World Language Learning Boosts Student Achievement

A superintendent's initiative to start a world language program beginning in elementary school has helped students consistently score higher than the district and state test averages.

Superintendent Debbi C. Burdick began the world language program in 2008 and integrated learning Spanish and Chinese languages into the elementary school level in her district of Cave Creek USD in Arizona.

Years later, students "in the various world language programs have excelled above and beyond district and state averages, pushing the district up in rankings to fifth out of 227 districts in Arizona," according to an article on DistrictAdministration.com.

Burdick says she began brainstorming a world language program in 2006, when the governing board she was working with "wanted every child to have access to learning other languages." A Spanish immersion program pilot thus began in 2006.

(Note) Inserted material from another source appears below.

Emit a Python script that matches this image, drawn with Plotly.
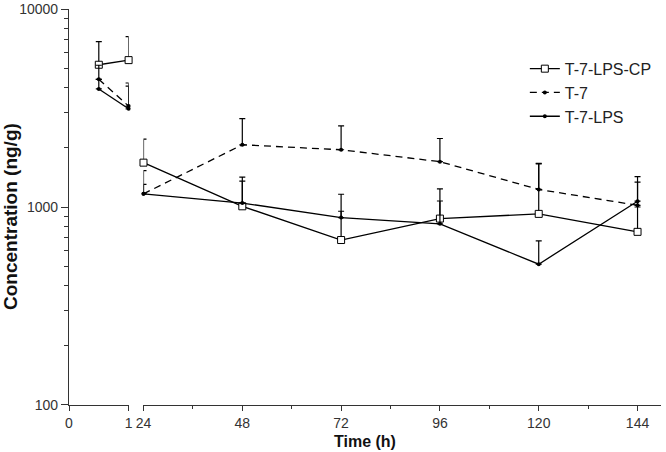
import plotly.graph_objects as go

# ---------------- data ----------------
times_early = [0.5, 1]
times_late = [24, 48, 72, 96, 120, 144]

cp_early = [5230, 5520]
cp_early_top = [6840, 7260]
cp_late = [1675, 1008, 681, 874, 923, 749]
cp_late_top = [2200, 1414, 952, 1235, 1650, 1000]

t7_early = [4416, 3234]
t7_early_top = [5200, 4230]
t7_late = [1166, 2062, 1946, 1694, 1227, 1020]
t7_late_top = [1527, 2793, 2570, 2218, 1662, 1425]

lps_early = [3948, 3134]
lps_early_top = [4416, 4080]
lps_late = [1166, 1047, 884, 822, 514, 1070]
lps_late_top = [1300, 1350, 1160, 1072, 675, 1335]

series = [
    ("T-7-LPS-CP", cp_early, cp_early_top, cp_late, cp_late_top,
     dict(symbol="square", size=7, color="white", line=dict(color="black", width=1)), "solid"),
    ("T-7", t7_early, t7_early_top, t7_late, t7_late_top,
     dict(symbol="circle", size=4, color="black"), "7px,5px"),
    ("T-7-LPS", lps_early, lps_early_top, lps_late, lps_late_top,
     dict(symbol="circle", size=4, color="black"), "solid"),
]

x_ticks_early = [0, 1]
x_ticks_late = [24, 48, 72, 96, 120, 144]
x_minor_late = [36, 60, 84, 108, 132]
y_ticks = [100, 1000, 10000]
y_minor = [200, 300, 400, 500, 600, 700, 800, 900,
           2000, 3000, 4000, 5000, 6000, 7000, 8000, 9000]

fig = go.Figure()
for name, ye, yet, yl, ylt, mk, dash in series:
    for xs, ys, tops, xa, show in [(times_early, ye, yet, "x", True),
                                   (times_late, yl, ylt, "x2", False)]:
        fig.add_trace(go.Scatter(
            x=xs, y=ys, xaxis=xa, yaxis="y", name=name, legendgroup=name,
            showlegend=show, mode="lines+markers",
            line=dict(color="black", width=1.3, dash=dash),
            marker=mk,
            error_y=dict(type="data", symmetric=False,
                         array=[t - v for t, v in zip(tops, ys)],
                         arrayminus=[0] * len(ys),
                         color="black", thickness=1.2, width=3),
            cliponaxis=False,
        ))

FAM = "Liberation Sans, Arial, sans-serif"
font = dict(family=FAM, size=14, color="#333")
axis_common = dict(showline=True, linecolor="#333", linewidth=1.2, ticks="outside",
                   tickcolor="#333", ticklen=5, showgrid=False, zeroline=False,
                   tickfont=font, ticklabeloverflow="allow")

fig.update_layout(
    width=666, height=452,
    paper_bgcolor="white", plot_bgcolor="white",
    margin=dict(l=69, r=1, t=6, b=47),
    font=font,
    xaxis=dict(domain=[0, 60 / 596], range=[0, 1], tickmode="array",
               tickvals=x_ticks_early, ticktext=[str(v) for v in x_ticks_early],
               anchor="y", **axis_common),
    xaxis2=dict(domain=[75 / 596, 1], range=[24, 149.7], tickmode="array",
                tickvals=x_ticks_late, ticktext=[str(v) for v in x_ticks_late],
                minor=dict(tickvals=x_minor_late, ticks="outside", ticklen=3,
                           tickcolor="#333"),
                anchor="y", **axis_common),
    yaxis=dict(type="log", range=[1.9999, 4.0001], tickmode="array", tickvals=y_ticks,
               ticktext=[str(v) for v in y_ticks], anchor="x",
               minor=dict(tickvals=y_minor, ticks="outside", ticklen=4,
                          tickcolor="#333"),
               **{**axis_common, "ticklen": 7}),
    legend=dict(x=0.77, y=0.892, xanchor="left", yanchor="top",
                bgcolor="rgba(0,0,0,0)", font=dict(family=FAM, size=16, color="#222"),
                tracegroupgap=0, itemwidth=30),
    annotations=[
        dict(text="<b>Time (h)</b>", xref="paper", yref="paper", x=0.5, y=0,
             yshift=-36, showarrow=False, yanchor="middle",
             font=dict(family=FAM, size=16, color="#111")),
        dict(text="<b>Concentration (ng/g)</b>", xref="paper", yref="paper",
             x=0, xshift=-59, y=0.5, yshift=-10, textangle=-90, showarrow=False,
             xanchor="center", yanchor="middle",
             font=dict(family=FAM, size=19, color="#111")),
    ],
)

fig.write_html("out.html", post_script="document.body.style.margin='0';",
               config={"displayModeBar": False})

When Burdick became superintendent in 2008, a community member got Burdick in touch with a Chinese university whose graduates taught English to children of English-speaking professors, and a partnership was forged.

"Several of us went to China to interview candidates and form a partnership with the university where they would send their employees to us for a year to teach Chinese to our students. Cave Creek USD parents housed the Chinese instructors while Sias University paid their salaries," according to the article.

With this move, Burdick got all elementary schools access to languages.

The results speak for themselves. As the language immersion students get older, they consistently score better than state and district averages on tests.

On the 2014 Arizona's Instrument to Measure Standards, the math results showed "[f]ourth-graders scored 100 percent versus 82 and 61, respectively, while seventh-graders’ percentage results were 97, 82 (district) and 74 (state). For reading, eighth grade Spanish immersion students received 96 percent versus 85 and 70, respectively. Writing results showed 97 percent for sixth grade immersion students."

Burdick says students in her district Skype with sister schools in other countries and have even visited them. She says it's all part of her initiative to educate her students about the world outside of Arizona, and it's working.